From June to September we move onto the Caribbean, sourcing Dominican Republic fruit during a long season, which produces the Keitt variety, which can withstand different weather scenarios.

What are the major challenges facing mango suppliers right now?

Climate change issues pose the biggest challenges, and it will be a case of how the industry reacts, which make working in the industry exciting and interesting.

With billions of mouths to feed we need to make the changes to the crops now. Whether that’s location, variety, more efficient resource usage – it’s revolution over evolution.

Are there any new developments in terms of new varieties that you can tell us about?

Increasingly, newer varieties creep into our warehouses and onto the retail floor – lately that’s been due to the lack of availability.

Because of the lack of fruit from one source, the door opens to another source, which is why we’ve seen the Brazilian Palmer come into acceptance – while probably not the best produce performer after sea freight, however there was a void to fill.

Looking ahead, if the time, research and development is invested, this may result in new, different varieties emerging which could have a better flavour, size and colour. Research and development are key and an area where money needs to go back into the industry.

As mangoes usually grow in the developing world, historically there hasn’t been a lot of investment into varietal development. Perhaps with the climate challenges being faced, it will drive more money into research to find solutions for the future.

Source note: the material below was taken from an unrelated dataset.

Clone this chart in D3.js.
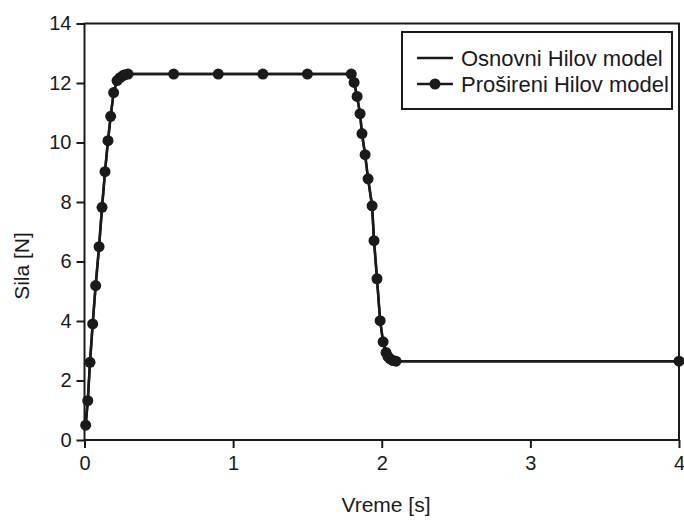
<!DOCTYPE html>
<html>
<head>
<meta charset="utf-8">
<script src="https://cdn.jsdelivr.net/npm/d3@7"></script>
<style>
  html, body { margin: 0; padding: 0; background: #fff; }
  svg { display: block; }
  text { font-family: "Liberation Sans", Arial, sans-serif; fill: #1a1a1a; }
</style>
</head>
<body>
<svg id="chart" width="684" height="520"></svg>
<script>
// ---- data ----
const timeS = [0.008, 0.022, 0.037, 0.055, 0.075, 0.098, 0.118, 0.138, 0.158, 0.176, 0.196,
               0.219, 0.239, 0.259, 0.273, 0.293,
               0.6, 0.9, 1.2, 1.5, 1.795,
               1.814, 1.834, 1.854, 1.867, 1.888, 1.908, 1.935, 1.948, 1.968, 1.989,
               2.009, 2.029, 2.042, 2.056, 2.076, 2.096, 4.0];
const forceProsireni = [0.5, 1.32, 2.61, 3.90, 5.19, 6.50, 7.82, 9.02, 10.06, 10.88, 11.68,
               12.08, 12.18, 12.25, 12.28, 12.3,
               12.3, 12.3, 12.3, 12.3, 12.3,
               12.02, 11.55, 10.97, 10.30, 9.59, 8.78, 7.87, 6.70, 5.42, 4.01,
               3.30, 2.94, 2.80, 2.73, 2.67, 2.65, 2.65];
const forceOsnovni = forceProsireni.slice();
const seriesNames = ["Osnovni Hilov model", "Prošireni Hilov model"];
const xTicks = [0, 1, 2, 3, 4];
const yTicks = [0, 2, 4, 6, 8, 10, 12, 14];
const xTitle = "Vreme [s]";
const yTitle = "Sila [N]";

// ---- layout ----
const svg = d3.select("#chart");
const L = 84.5, R = 679, T = 23.5, B = 440;
const ink = "#1a1a1a";
const x = d3.scaleLinear().domain([0, 4]).range([L, R]);
const y = d3.scaleLinear().domain([0, 14]).range([B, T]);

// axes
const xAxis = svg.append("g").attr("transform", `translate(0,${B})`)
  .call(d3.axisBottom(x).tickValues(xTicks).tickSize(8).tickPadding(8).tickFormat(d3.format("d")));
const yAxis = svg.append("g").attr("transform", `translate(${L},0)`)
  .call(d3.axisLeft(y).tickValues(yTicks).tickSize(8).tickPadding(5).tickFormat(d3.format("d")));
[xAxis, yAxis].forEach(g => {
  g.select(".domain").remove();
  g.selectAll(".tick line").attr("stroke", ink).attr("stroke-width", 2);
  g.selectAll(".tick text").attr("font-size", 20).attr("font-family", "Liberation Sans, Arial, sans-serif").attr("fill", ink);
});

// frame
svg.append("rect").attr("x", L).attr("y", T).attr("width", R - L).attr("height", B - T)
  .attr("fill", "none").attr("stroke", ink).attr("stroke-width", 2);

// lines
const pts = timeS.map((t, i) => ({t, a: forceOsnovni[i], b: forceProsireni[i]}));
const lineA = d3.line().x(d => x(d.t)).y(d => y(d.a));
const lineB = d3.line().x(d => x(d.t)).y(d => y(d.b));
svg.append("path").datum(pts).attr("d", lineA).attr("fill", "none").attr("stroke", ink).attr("stroke-width", 2.5);
svg.append("path").datum(pts).attr("d", lineB).attr("fill", "none").attr("stroke", ink).attr("stroke-width", 2.5);
svg.append("g").selectAll("circle").data(pts).join("circle")
  .attr("cx", d => x(d.t)).attr("cy", d => y(d.b)).attr("r", 5.5).attr("fill", ink);

// axis titles
svg.append("text").attr("x", 386).attr("y", 512).attr("text-anchor", "middle").attr("font-size", 21).text(xTitle);
svg.append("text").attr("transform", "translate(29,266) rotate(-90)").attr("text-anchor", "middle").attr("font-size", 21).text(yTitle);

// legend
const lg = svg.append("g");
lg.append("rect").attr("x", 402).attr("y", 32).attr("width", 270).attr("height", 77)
  .attr("fill", "#fff").attr("stroke", ink).attr("stroke-width", 2);
const rows = [58, 84];
seriesNames.forEach((name, i) => {
  lg.append("line").attr("x1", 417).attr("x2", 453).attr("y1", rows[i]).attr("y2", rows[i])
    .attr("stroke", ink).attr("stroke-width", 2.5);
  if (i === 1) lg.append("circle").attr("cx", 435).attr("cy", rows[i]).attr("r", 5.5).attr("fill", ink);
  lg.append("text").attr("x", 461).attr("y", rows[i]).attr("dy", "0.35em").attr("font-size", 22).text(name);
});
</script>
</body>
</html>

Now, most mango we see are monoembryonic, meaning every mango fruit seed you plant, the result is a brand-new variety – this can take years to develop and there are some exciting new varieties on the tip of commercialisation that tick boxes for flavour, shelf life, size and colour.

How is the integration of the Ripe Now business as SH Pratt Group Tropical going?

We are adapting to the new ways of working after joining together, to discover what are the synergies and the best ways forward.

When you realise you have a big brother supporting you, it enables you to achieve wonderful things that perhaps, as a smaller company, we couldn’t do before. It opens up new opportunities we can achieve with the passion and drive we have as a team!

How is the UK consumer market for mangoes currently, and what would help the sector grow?

Consumer penetration remains relatively low and to grow the market would require a level of education to consumers in the different varieties, plus how to prepare and use mangoes.

The thoughts are that with a product that is a more premium price (certainly compared to staples like bananas or apples) that consumers need confidence they can use the fruit and that it is going to be enjoyed and not wasted.

Repeat sales require consistency and if you can deliver something good for the consumer to enjoy, they will buy it again but there’s still a lot to do when it comes to market share.

We’ve seen the success of processed mango, within packs of fresh-cut fruit salads and fresh cut mango proving successful.

They provide convenience and consumers don’t need to ripen the mango or cut it – it’s ready to eat straight out of the store.

We hope to see growth of individual mangoes being purchased in supermarkets and to achieve this everyone must get it right, from the growers to the importers, to ensure we’re delivering a good product every time.

We’ve come a long way and consistency is far better, but mango is a very variable product. I do believe there is a mango for everyone, but everyone does not like the same mango.